Counterintuitively, mid-sized stands (40–80 sqm) often deliver better ROI than very large stands. Below 30 sqm visitors don't stop — you lack visual presence. Above 100 sqm cost grows faster than incremental lead volume. The sweet spot is large enough to attract attention and host 2–3 meetings simultaneously, small enough to keep the budget proportionate. Test by tracking cost per qualified lead across event sizes — most exhibitors find diminishing returns above 80 sqm unless the event is strategic.
How do I qualify leads at an exhibition?
Use a four-question lead scoring framework that staff complete in under 60 seconds per conversation: (1) Is the visitor a decision-maker or influencer at their company? (2) Is their company in our target customer profile? (3) Do they have an identified need we can address? (4) Do they have a defined timeline (next 6 months, 6–18 months, exploratory)? Each yes = 1 point. Score 3+ = qualified lead, prioritise within 48 hours. Score 2 = nurture. Score 0–1 = newsletter only.
Does stand design quality affect ROI?
Yes, measurably.
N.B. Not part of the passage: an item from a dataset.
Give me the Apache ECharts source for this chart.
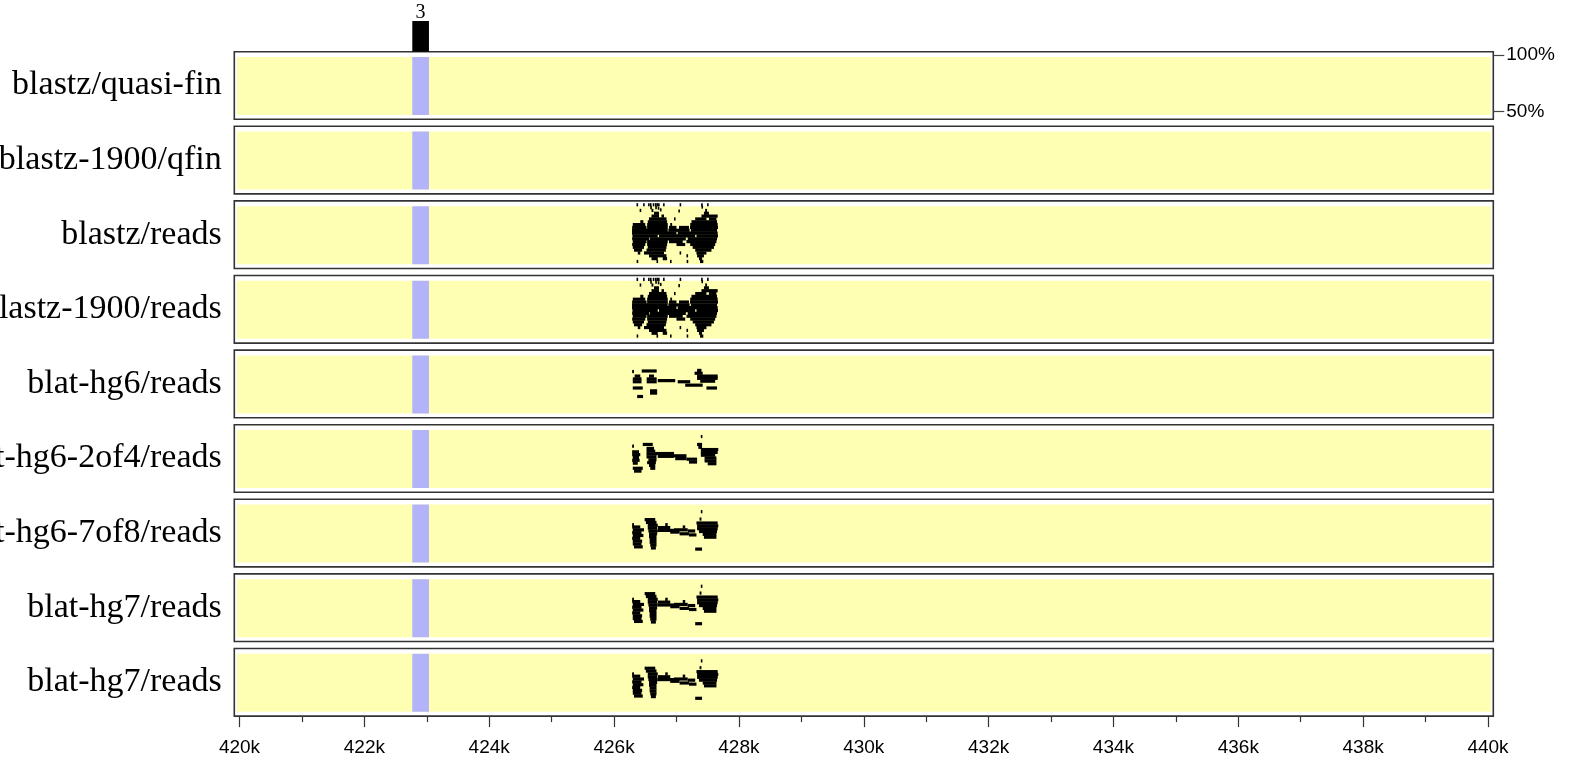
<!DOCTYPE html>
<html><head><meta charset="utf-8">
<script src="https://cdn.jsdelivr.net/npm/echarts@6/dist/echarts.min.js"></script>
<style>html,body{margin:0;padding:0;background:#fff}#c{width:1580px;height:761px}</style>
</head><body><div id="c"></div>
<script>
// ---------------- data ----------------
const trackNames = ['blastz/quasi-fin','blastz-1900/qfin','blastz/reads','blastz-1900/reads','blat-hg6/reads','blat-hg6-2of4/reads','blat-hg6-7of8/reads','blat-hg7/reads','blat-hg7/reads'];
const majorTicks = [420000,422000,424000,426000,428000,430000,432000,434000,436000,438000,440000];
const majorTickLabels = ['420k','422k','424k','426k','428k','430k','432k','434k','436k','438k','440k'];
const minorTicks = [421000,423000,425000,427000,429000,431000,433000,435000,437000,439000];
const pidTicks = [50, 100];
const repeatBand = [422768, 423035];
const repeatCount = 3;

// segments: [start bp, end bp, percent identity]
const blastzReads = [
 [426360,426370,99.5],[426465,426475,99.5],[426545,426555,99.5],[426575,426590,99.5],[426620,426640,99.5],[426655,426670,99.5],[426680,426695,99.5],[426705,426715,99.5],[426785,426795,99.5],[427050,427060,99.5],[427395,427410,99.5],[427490,427505,99.5],
 [426580,426590,97],[426660,426670,97],[426700,426710,96.5],[427400,427410,97.5],
 [426410,426420,94.5],[426600,426630,94.5],[426735,426745,95],[427030,427040,94],[427460,427490,94.5],
 [426640,426720,92],[427440,427520,92],
 [426600,426720,89.5],[426760,426800,89.5],[427400,427660,89.5],
 [426560,426840,87],[426960,426975,87],[427300,427480,87],[427520,427640,87],
 [426420,426470,84.5],[426540,426850,84.5],[427240,427650,84.5],
 [426300,426500,82],[426530,426860,82],[426900,426930,82],[427220,427660,82],
 [426290,426520,79.5],[426530,426860,79.5],[426880,427000,79.5],[427040,427200,79.5],[427217,427665,79.5],
 [426288,426860,77],[426870,427210,77],[427230,427650,77],
 [426288,427000,74.5],[427020,427660,74.5],
 [426295,426700,72],[426720,427300,72],[427320,427665,72],
 [426290,426560,69.5],[426570,427150,69.5],[427180,427650,69.5],
 [426300,426520,67],[426530,426860,67],[426880,427100,67],[427160,427640,67],
 [426290,426500,64.5],[426530,426850,64.5],[427000,427140,64.5],[427220,427620,64.5],
 [426300,426480,62],[426540,426840,62],[427260,427600,62],
 [426320,426450,59.5],[426520,426830,59.5],[427300,427560,59.5],
 [426380,426420,57],[426480,426800,57],[427050,427065,57],[427320,427480,57],
 [426560,426840,54.5],[427160,427175,54.5],[427330,427440,54.5],
 [426600,426700,52],[426780,426850,52],[427360,427410,52],
 [426362,426372,49.5],[426680,426700,49.5],[426896,426906,49.5],[427163,427173,49.5],[427377,427430,49.5]
];
const blastz1900Reads = blastzReads;
const blatHg6 = [
 [426290,426320,84],[426443,426683,84.5],
 [426300,426440,77.5],[426300,426440,75],[426330,426420,80],
 [426523,426683,77.5],[426523,426683,75],[426560,426640,80],
 [426700,426980,76],
 [427020,427220,75],
 [427140,427420,72],
 [427330,427400,85],[427290,427420,82.5],[427330,427660,80],[427330,427660,78],
 [427380,427620,75.5],[427480,427650,69.5],
 [426300,426460,69.5],
 [426576,426690,67],[426576,426690,65],
 [426370,426465,62]
];
const blatHg6_2of4 = [
 [427390,427410,92.5],
 [426290,426320,84],[426460,426620,85.5],[426520,426640,82],
 [426290,426400,79],[426290,426420,76.5],[426300,426400,74],[426290,426410,71.5],[426300,426380,69],
 [426520,426660,79.5],[426520,426680,77],[426520,426680,74.5],[426550,426680,72],[426530,426670,69.5],[426560,426660,67],
 [426660,426960,77.5],[426700,426960,75],
 [426960,427160,75.5],[426980,427160,73],
 [427160,427330,72.5],[427200,427330,70],
 [427330,427410,85.5],[427350,427410,83],[427390,427670,81],[427390,427660,78.5],[427390,427620,76],
 [427450,427640,73.5],[427450,427640,71],[427500,427640,68.5],
 [426300,426460,64.5],[426320,426440,62],[426580,426660,64.5]
];
const blatHg6_7of8 = [
 [427390,427410,92],
 [426490,426660,85],[426510,426680,82.5],
 [426290,426320,80.5],
 [426290,426420,78.5],[426300,426480,76],[426290,426440,73.5],[426300,426470,71],[426290,426420,68.5],[426300,426450,66],
 [426540,426700,80],[426540,426690,77.5],[426550,426700,75],[426560,426690,72.5],[426560,426680,70],[426570,426680,67.5],[426570,426680,65],[426580,426680,62.5],[426590,426670,60],
 [426700,426900,78],[426700,426960,75.5],[426900,427050,74],[426960,427180,76],[427050,427200,72.5],[427180,427300,75],[427200,427320,71.5],[426820,426860,80.5],[427100,427140,78.5],
 [427370,427400,85.5],[427320,427660,82],[427330,427670,79.5],[427330,427660,77],[427360,427650,74.5],[427420,427640,72],[427440,427640,69.5],
 [426300,426440,63.5],[426320,426460,61],
 [427300,427410,59]
];
const blatHg7 = [
 [427390,427410,92],
 [426490,426660,85.5],[426510,426680,83],
 [426290,426320,80.5],
 [426290,426420,78.5],[426300,426480,76],[426290,426440,73.5],[426300,426470,71],[426290,426420,68.5],[426300,426450,66],
 [426540,426700,80.5],[426540,426690,78],[426550,426700,75.5],[426560,426690,73],[426560,426680,70.5],[426570,426680,68],[426570,426680,65.5],[426580,426680,63],[426590,426670,60.5],
 [426700,426900,78],[426700,426960,75.5],[426900,427050,74],[426960,427180,76],[427050,427200,72.5],[427180,427300,75],[427200,427320,71.5],[426820,426860,80.5],[427100,427140,78.5],
 [427370,427400,86],[427320,427660,82.5],[427330,427670,80],[427330,427660,77.5],[427360,427650,75],[427420,427640,72.5],[427440,427640,70],
 [426300,426440,63.5],[426320,426460,61],
 [427300,427410,59]
];
const trackSegments = [[], [], blastzReads, blastz1900Reads, blatHg6, blatHg6_2of4, blatHg6_7of8, blatHg7, blatHg7];

// ---------------- layout ----------------
const X_MIN = 419960, X_MAX = 440048;
const Y_MIN = 47.1, Y_MAX = 98.24;
const PLOT_L = 237, PLOT_W = 1254, TOP0 = 57, PITCH = 74.6, PLOT_H = 58;
const BOX_L = 234.3, BOX_W = 1259, BOX_DY = 5.3, BOX_H = 67.6;
const SEG_H = 3.2;
const YELLOW = '#ffffb4', BLUE = '#b3b3fa';
const N = trackNames.length;

const grids = [], xAxes = [], yAxes = [], series = [], graphics = [];
for (let i = 0; i < N; i++) {
  grids.push({left: PLOT_L, top: TOP0 + PITCH * i, width: PLOT_W, height: PLOT_H, show: true, backgroundColor: YELLOW, borderWidth: 0});
  const last = i === N - 1;
  xAxes.push({type: 'value', gridIndex: i, min: X_MIN, max: X_MAX, show: last, position: 'bottom', offset: 4.3,
    axisLine: {show: false, onZero: false}, splitLine: {show: false},
    axisTick: {show: true, length: 11, customValues: majorTicks, lineStyle: {color: '#333', width: 1.2}},
    axisLabel: {show: true, customValues: majorTicks, margin: 22, fontSize: 19, color: '#000', fontFamily: 'Liberation Sans',
      formatter: v => majorTickLabels[majorTicks.indexOf(v)]}});
  yAxes.push({type: 'value', gridIndex: i, min: Y_MIN, max: Y_MAX, show: false});
  series.push({type: 'custom', xAxisIndex: i, yAxisIndex: i, silent: true, clip: false, z: 2,
    data: [repeatBand],
    renderItem: (p, api) => {
      const a = api.coord([api.value(0), Y_MAX]);
      const b = api.coord([api.value(1), Y_MIN]);
      return {type: 'rect', shape: {x: a[0], y: a[1], width: b[0] - a[0], height: b[1] - a[1]}, style: {fill: BLUE}};
    }});
  series.push({type: 'custom', xAxisIndex: i, yAxisIndex: i, silent: true, clip: false, z: 3,
    data: trackSegments[i],
    encode: {x: [0, 1], y: 2},
    renderItem: (p, api) => {
      const a = api.coord([api.value(0), api.value(2)]);
      const b = api.coord([api.value(1), api.value(2)]);
      return {type: 'rect', shape: {x: a[0], y: a[1] - SEG_H / 2, width: Math.max(b[0] - a[0], 1.6), height: SEG_H}, style: {fill: '#000'}};
    }});
  const boxTop = TOP0 - BOX_DY + PITCH * i;
  graphics.push({type: 'rect', silent: true, shape: {x: BOX_L, y: boxTop, width: BOX_W, height: BOX_H},
    style: {fill: 'none', stroke: '#333', lineWidth: 1.6}});
  graphics.push({type: 'text', silent: true, x: 221.7, y: boxTop + BOX_H / 2,
    style: {text: trackNames[i], align: 'right', verticalAlign: 'middle', fontSize: 34, fontFamily: 'Liberation Serif', fill: '#000'}});
}
// top repeat-count bar
grids.push({left: PLOT_L, top: 21, width: PLOT_W, height: TOP0 - BOX_DY - 21});
xAxes.push({type: 'value', gridIndex: N, min: X_MIN, max: X_MAX, show: false});
yAxes.push({type: 'value', gridIndex: N, min: 0, max: 1, show: false});
series.push({type: 'custom', xAxisIndex: N, yAxisIndex: N, silent: true, clip: false,
  data: [[repeatBand[0], repeatBand[1], repeatCount]],
  renderItem: (p, api) => {
    const a = api.coord([api.value(0), 1]);
    const b = api.coord([api.value(1), 0]);
    return {type: 'group', children: [
      {type: 'rect', shape: {x: a[0], y: a[1], width: b[0] - a[0], height: b[1] - a[1]}, style: {fill: '#000'}},
      {type: 'text', x: (a[0] + b[0]) / 2, y: a[1] + 1.5, style: {text: String(api.value(2)), align: 'center', verticalAlign: 'bottom', fontSize: 20, fontFamily: 'Liberation Serif', fill: '#000'}}
    ]};
  }});
// right percent axis on first track
grids.push({left: PLOT_L, top: 55, width: BOX_L + BOX_W - PLOT_L, height: 56.7});
xAxes.push({type: 'value', gridIndex: N + 1, min: 0, max: 1, show: false});
yAxes.push({type: 'value', gridIndex: N + 1, position: 'right', min: pidTicks[0], max: pidTicks[1], interval: pidTicks[1] - pidTicks[0],
  axisLine: {show: false, onZero: false}, splitLine: {show: false},
  axisTick: {show: true, length: 11, lineStyle: {color: '#444', width: 1.2}},
  axisLabel: {margin: 13, fontSize: 19, color: '#000', fontFamily: 'Liberation Sans', formatter: '{value}%'}});
// minor ticks on bottom axis
xAxes.push({type: 'value', gridIndex: N - 1, min: X_MIN, max: X_MAX, position: 'bottom', offset: 4.3,
  axisLine: {show: false, onZero: false}, splitLine: {show: false},
  axisTick: {show: true, length: 6, customValues: minorTicks, lineStyle: {color: '#333', width: 1.2}},
  axisLabel: {show: false}});

const chart = echarts.init(document.getElementById('c'), null, {renderer: 'canvas'});
chart.setOption({animation: false, backgroundColor: '#fff', grid: grids, xAxis: xAxes, yAxis: yAxes, series: series, graphic: {elements: graphics}});
</script></body></html>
Studies by CEIR (Center for Exhibition Industry Research) consistently show that well-designed stands generate 25–40% more visitor stops, longer visit duration, and higher lead-to-meeting conversion than basic shell-scheme builds at the same shows. Design quality affects four things: (1) likelihood of visitor stopping, (2) time spent on stand, (3) perception of company credibility, (4) recall after the event. Investing in design is rarely the cost-saving point — it's usually the leverage point for the rest of the budget.
Should I measure brand impact separately from leads?
Yes — brand metrics complement lead metrics for a full picture. Track: (1) social media impressions and engagement from event-tagged content, (2) press mentions during and after the event, (3) website traffic spike during event week, (4) branded search volume increase, (5) sales team feedback on customer awareness of your brand. For large exhibitors with budget allocated to brand-building (not just lead generation), these metrics often justify more of the spend than direct lead ROI.